The asm code looks like
__asm{
mov ECX, sf ; sf is the number of elements in the array
dec ECX
mov ESI, DWORD PTR piarray
finit
fild DWORD PTR [ESI]
next:
add ESI, 4
fiadd DWORD PTR [ESI]
loop next
fistp DWORD PTR isum
fwait
}
while the C++ is (I know, pointer arithmetic!)
for (int cnt=0;cnt<sf;cnt++) {
isum += *piarray;
piarray++;
}
(Why does it seem like I'm talking to myself here? :toothy)
Floating-point instructions are generally slow. And almost always considerably slower than integer operations.
So unless you specifically need to use floating point - don't :wink And if you do, then everyone will tell you to use SSE anyway ::)
That example code could be trying to demonstrate a point, but out of context, using (integer) add would be much better (and MMX would be better still :green)
I doubt that the code is a demonstration of speed optimization.

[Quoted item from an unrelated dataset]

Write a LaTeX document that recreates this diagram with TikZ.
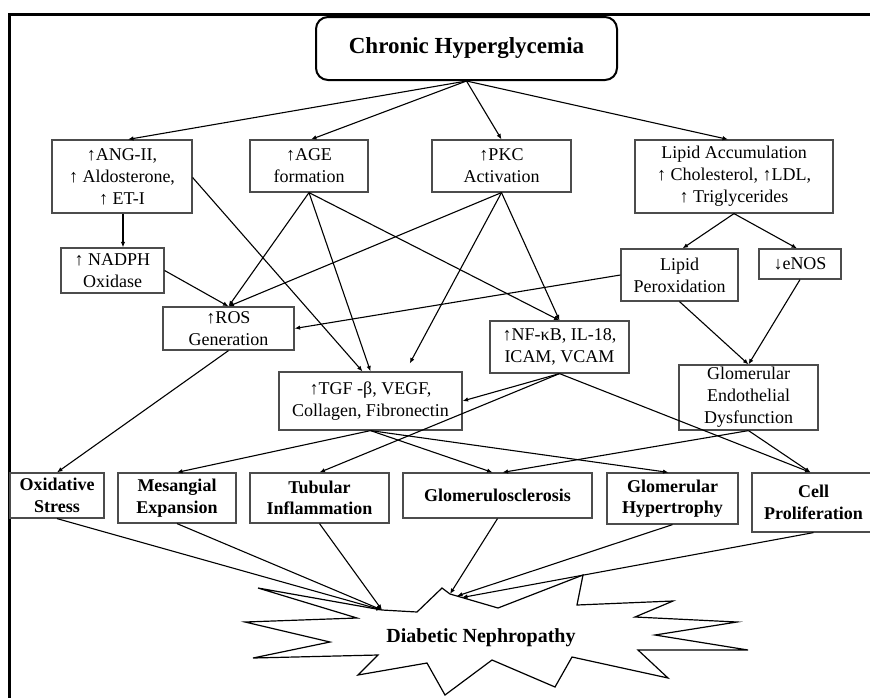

What point could it be trying to demonstrate?
; «««««««««««««««««««««««««««««««««««««««««««««««««««««««««««««««««
include \masm32\include\masm32rt.inc
.586
include timers.asm
_fiadd PROTO :DWORD,:DWORD
_add PROTO :DWORD,:DWORD
__add PROTO :DWORD,:DWORD
; «««««««««««««««««««««««««««««««««««««««««««««««««««««««««««««««««
.data
array dd 1000 dup(1)
.code
; «««««««««««««««««««««««««««««««««««««««««««««««««««««««««««««««««
start:
; «««««««««««««««««««««««««««««««««««««««««««««««««««««««««««««««««
invoke _fiadd, ADDR array, 1000
print ustr$(eax), 32
invoke _add, ADDR array, 1000
print ustr$(eax), 32
invoke __add, ADDR array, 1000
print ustr$(eax), 13,10
LOOP_COUNT EQU 200000
counter_begin LOOP_COUNT, HIGH_PRIORITY_CLASS
invoke _fiadd, ADDR array, 1000
counter_end
print ustr$(eax)," cycles", 13, 10
counter_begin LOOP_COUNT, HIGH_PRIORITY_CLASS
invoke _add, ADDR array, 1000
counter_end
print ustr$(eax)," cycles", 13, 10
counter_begin LOOP_COUNT, HIGH_PRIORITY_CLASS
invoke __add, ADDR array, 1000
counter_end
print ustr$(eax)," cycles", 13, 10
mov eax, input(13,10,"Press enter to exit...")
exit
; «««««««««««««««««««««««««««««««««««««««««««««««««««««««««««««««««
align 4
_fiadd proc uses esi arr:DWORD,cnt:DWORD
LOCAL iSum:DWORD
mov ecx, cnt
dec ecx
mov esi, arr
finit
fild DWORD PTR[esi]
@@:
add esi, 4
fiadd DWORD PTR[esi]
loop @B
fistp iSum
fwait
mov eax, iSum
ret
_fiadd endp
align 4
_add proc uses esi arr:DWORD,cnt:DWORD
mov ecx, cnt
dec ecx
mov esi, arr
mov eax, [esi]
@@:
add eax,[esi]
loop @B
ret
_add endp
; The optimization technique used here was borrowed
; from the MASM32 arradd procedure.
align 4
__add proc arr:DWORD,cnt:DWORD
mov ecx, cnt
mov edx, arr
add ecx, ecx
xor eax, eax
add ecx, ecx
add edx, ecx
neg ecx
jmp @F
align 16
@@:
add eax,[edx+ecx]
add ecx, 4
jnz @B
ret
__add endp
; «««««««««««««««««««««««««««««««««««««««««««««««««««««««««««««««««
end start
Results on my P3
1000 1000 1000
9180 cycles
6317 cycles
2031 cycles
[attachment deleted by admin]
Not revelant to the above demonstartion, but one advantage of fiadd is that it'll work with 64bit ints.